Egyptien  de souche, l’intègre grand-père Zaki nous présente ainsi sa  propre  vision objective des choses qui doit  être prise en  considération: « il  n’est pas juste de confondre entre le Juif,  l’Israélien  et le Sioniste. Ne sois pas injuste Galal  à leur égard : Les Juifs-  comme tous les êtres humains  sur terre-  comportent autant le  bon que le mauvais. Certains d’entre eux ont un  cœur d’or  qui bonde du  bien  et de la justice, suivant par-là les préceptes du  prophète Moïse. Certains d’entre eux ont abandonné la foi  et sont devenus des apostats qui usurpent l’argent et la terre d’autrui. » 

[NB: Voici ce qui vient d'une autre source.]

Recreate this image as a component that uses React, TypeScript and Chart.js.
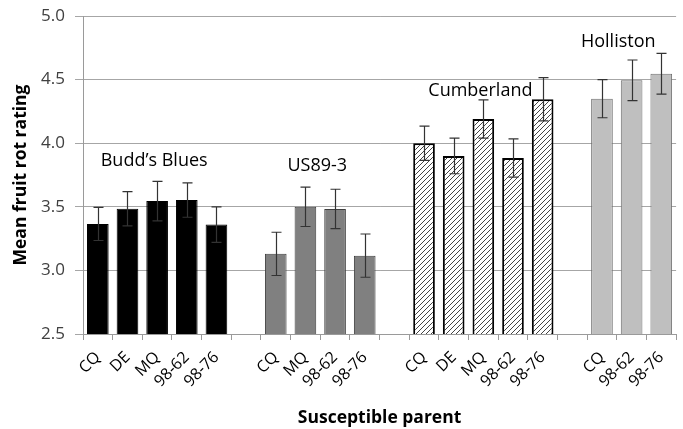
import { useEffect, useRef } from 'react';
import { Chart, registerables } from 'chart.js';

Chart.register(...registerables);

// Mean fruit rot rating by resistant parent (group) and susceptible parent (bar)
const buddsCultivars = ['CQ', 'DE', 'MQ', '98-62', '98-76'];
const buddsMeans = [3.365, 3.485, 3.545, 3.553, 3.36];
const buddsErrors = [0.13, 0.135, 0.155, 0.135, 0.14];

const us893Cultivars = ['CQ', 'MQ', '98-62', '98-76'];
const us893Means = [3.13, 3.5, 3.483, 3.116];
const us893Errors = [0.17, 0.155, 0.155, 0.17];

const cumberlandCultivars = ['CQ', 'DE', 'MQ', '98-62', '98-76'];
const cumberlandMeans = [4.0, 3.9, 4.19, 3.884, 4.345];
const cumberlandErrors = [0.135, 0.14, 0.15, 0.15, 0.17];

const hollistonCultivars = ['CQ', '98-62', '98-76'];
const hollistonMeans = [4.35, 4.494, 4.546];
const hollistonErrors = [0.15, 0.16, 0.16];

const groupNames = ['Budd\u2019s Blues', 'US89-3', 'Cumberland', 'Holliston'];
// where each group name sits: value on the y scale, shift in category slots
const groupLabelY = [3.86, 3.82, 4.41, 4.8];
const groupLabelShift = [-0.1, -0.1, -0.1, -0.45];

const yMin = 2.5;
const yMax = 5.0;
const yStep = 0.5;

const FONT = '"Open Sans", "DejaVu Sans", sans-serif';

function makeHatch(): CanvasPattern | string {
  const tile = document.createElement('canvas');
  tile.width = 5;
  tile.height = 5;
  const c = tile.getContext('2d');
  if (!c) return '#ffffff';
  c.fillStyle = '#ffffff';
  c.fillRect(0, 0, 5, 5);
  c.strokeStyle = '#444444';
  c.lineWidth = 1;
  c.beginPath();
  c.moveTo(-1, 6);
  c.lineTo(6, -1);
  c.stroke();
  return c.createPattern(tile, 'repeat') || '#ffffff';
}

export default function App() {
  const canvasRef = useRef<HTMLCanvasElement | null>(null);

  useEffect(() => {
    const canvas = canvasRef.current;
    if (!canvas) return;

    const groups = [
      { cultivars: buddsCultivars, means: buddsMeans, errors: buddsErrors },
      { cultivars: us893Cultivars, means: us893Means, errors: us893Errors },
      { cultivars: cumberlandCultivars, means: cumberlandMeans, errors: cumberlandErrors },
      { cultivars: hollistonCultivars, means: hollistonMeans, errors: hollistonErrors },
    ];

    const hatch = makeHatch();
    const styles = [
      { backgroundColor: '#000000', borderColor: '#000000', borderWidth: 1 },
      { backgroundColor: '#808080', borderColor: '#3f3f3f', borderWidth: 1 },
      { backgroundColor: hatch, borderColor: '#000000', borderWidth: 2 },
      { backgroundColor: '#bfbfbf', borderColor: '#6f6f6f', borderWidth: 1 },
    ];

    // category slots: each group's cultivars followed by one empty spacer slot
    const labels: string[] = [];
    const starts: number[] = [];
    groups.forEach((g, gi) => {
      if (gi > 0) labels.push('');
      starts.push(labels.length);
      g.cultivars.forEach((c) => labels.push(c));
    });

    const datasets = groups.map((g, gi) => {
      const data: (number | null)[] = labels.map(() => null);
      const errs: (number | null)[] = labels.map(() => null);
      g.means.forEach((m, i) => {
        data[starts[gi] + i] = m;
        errs[starts[gi] + i] = g.errors[i];
      });
      return {
        label: groupNames[gi],
        data,
        errors: errs,
        ...styles[gi],
        borderSkipped: false,
        barPercentage: 0.73,
        categoryPercentage: 1,
        grouped: false,
      };
    });

    const errorBars = {
      id: 'errorBars',
      afterDatasetsDraw(chart: any) {
        const ctx = chart.ctx;
        const y = chart.scales.y;
        ctx.save();
        ctx.strokeStyle = '#333333';
        ctx.lineWidth = 1.2;
        chart.data.datasets.forEach((ds: any, di: number) => {
          const meta = chart.getDatasetMeta(di);
          ds.data.forEach((v: number | null, i: number) => {
            const e = ds.errors[i];
            if (v === null || e === null) return;
            const x = Math.round(meta.data[i].x) + 0.5;
            const top = y.getPixelForValue(v + e);
            const bot = y.getPixelForValue(v - e);
            ctx.beginPath();
            ctx.moveTo(x, top);
            ctx.lineTo(x, bot);
            ctx.moveTo(x - 5, top);
            ctx.lineTo(x + 5, top);
            ctx.moveTo(x - 5, bot);
            ctx.lineTo(x + 5, bot);
            ctx.stroke();
          });
        });
        ctx.restore();
      },
    };

    const groupLabels = {
      id: 'groupLabels',
      afterDatasetsDraw(chart: any) {
        const ctx = chart.ctx;
        const xs = chart.scales.x;
        const ys = chart.scales.y;
        ctx.save();
        ctx.font = `18px ${FONT}`;
        ctx.fillStyle = '#000000';
        ctx.textAlign = 'center';
        ctx.textBaseline = 'middle';
        groups.forEach((g, gi) => {
          const mid = starts[gi] + (g.cultivars.length - 1) / 2 + groupLabelShift[gi];
          ctx.fillText(groupNames[gi], xs.getPixelForValue(mid), ys.getPixelForValue(groupLabelY[gi]));
        });
        ctx.restore();
      },
    };

    const chart = new Chart(canvas, {
      type: 'bar',
      data: { labels, datasets: datasets as any },
      options: {
        animation: false,
        responsive: false,
        devicePixelRatio: 1,
        layout: { padding: { top: 16, right: 6, left: 0, bottom: 0 } },
        plugins: {
          legend: { display: false },
          tooltip: { enabled: false },
        },
        scales: {
          x: {
            type: 'category',
            offset: true,
            afterFit(scale: any) {
              scale.height = 95;
            },
            grid: {
              offset: true,
              drawOnChartArea: false,
              drawTicks: true,
              tickLength: 6,
              color: '#9a9a9a',
            },
            border: { color: '#9a9a9a', width: 1 },
            ticks: {
              autoSkip: false,
              maxRotation: 45,
              minRotation: 45,
              padding: 8,
              color: '#000000',
              font: { family: FONT, size: 16 },
            },
            title: {
              display: true,
              text: 'Susceptible parent',
              color: '#000000',
              font: { family: FONT, size: 17.5, weight: 'bold' },
              padding: { top: 0, bottom: 0 },
            },
          },
          y: {
            min: yMin,
            max: yMax,
            afterFit(scale: any) {
              scale.width = 83;
              scale.paddingTop = 10;
              scale.paddingBottom = 10;
            },
            grid: {
              color: '#a6a6a6',
              lineWidth: 1,
              tickLength: 8,
            },
            border: { color: '#9a9a9a', width: 1 },
            ticks: {
              stepSize: yStep,
              padding: 10,
              color: '#404040',
              font: { family: FONT, size: 17 },
              callback: (v: any) => Number(v).toFixed(1),
            },
            title: {
              display: true,
              text: 'Mean fruit rot rating',
              color: '#000000',
              font: { family: FONT, size: 17.5, weight: 'bold' },
              padding: { top: 11, bottom: 0 },
            },
          },
        },
      },
      plugins: [errorBars, groupLabels],
    });

    return () => chart.destroy();
  }, []);

  return (
    <div style={{ position: 'fixed', left: 0, top: 0, width: 683, height: 429, background: '#ffffff' }}>
      <canvas ref={canvasRef} width={683} height={429} style={{ display: 'block', width: 683, height: 429 }} />
    </div>
  );
}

Cette généralisation  est  une erreur flagrante  et  cette pré-condamnation absolue  conduit à  des erreurs catastrophiques qui complique   davantage  les choses. Les Juifs  sont pareils aux adeptes des autres religions, L’animosité politique et intellectuelle vis à vis d’Israël  et  du sionisme -  symboles du  terrorisme et racisme-  ne veut pas dire d’adopter  une position identique vis à  vis du  l’important conglomérat  juif. Un grand nombre  d’entre eux ni  ne réside en Israël  ni ne porte sa nationalité ;  et  un pourcentage  non négligeable parmi  eux  rejette le sionisme  et dénonce leurs vices et défauts.

Il  n’est pas exagéré  de dire que Zaki  Al Azra’a est plutôt  une légende contemporaine qui  appelle notre attention  et notre longue méditation  afin de prendre conscience des traits et caractéristiques d’une tranche importante de la dernière des générations des Juifs d’Égypte. Jusqu’au dernier  jour  de sa longue  vie qui  s’est étendue pour  environ  quatre-vingt-dix ans, il  n’arrêtait pas de se  féliciter de son appartenance à l’Égypte.  Il  rêve de rentrer en  Égypte et  garde sur  lui les clefs de son  appartement qu’il  s’est trouvé  dans l’obligation  de le quitter dans la dernière  phase de la migration  des Juifs. Il  est né  en  1896, s’installe  à Paris alors qu’il  avait plus de soixante-dix ans. Comment un homme pareil  pourrait -il  y vivre en  harmonie et s’adapter à  son rythme de vie d’étranger  qui diffère énormément,  et dans tous ses détails, de celle à laquelle il  s’est habitué en Égypte  tout le long  de plusieurs décennies ? L’harmonisation est impossible non  seulement  à cause de son  âge avancé mais également  parce qu’il  est un véritable Egyptien   qui  ne connaît d’autre patrie que  l’Égypte, Sa loyauté pour cette première patrie et terre  natale est restée intacte  sans la moindre sympathie  pour le sionisme  ou pour Israël. Il  va même jusqu’à  se déclarer disposé à participer à la guerre contre l’Etat  juif  qu’il ne  reconnaît pas. « C’est  moi Zaki  fils d’Isaac,  fils de Joseph,  fils de Haroun fils de  Al Azra’a. Tous sont  nés en Égypte et y  ont vécu pour ne jamais la quitter pour partir ni vers la droite ni  vers la gauche ». Quelle autre loyauté  pourrait-elle dépasser sa loyauté pour sa patrie ?!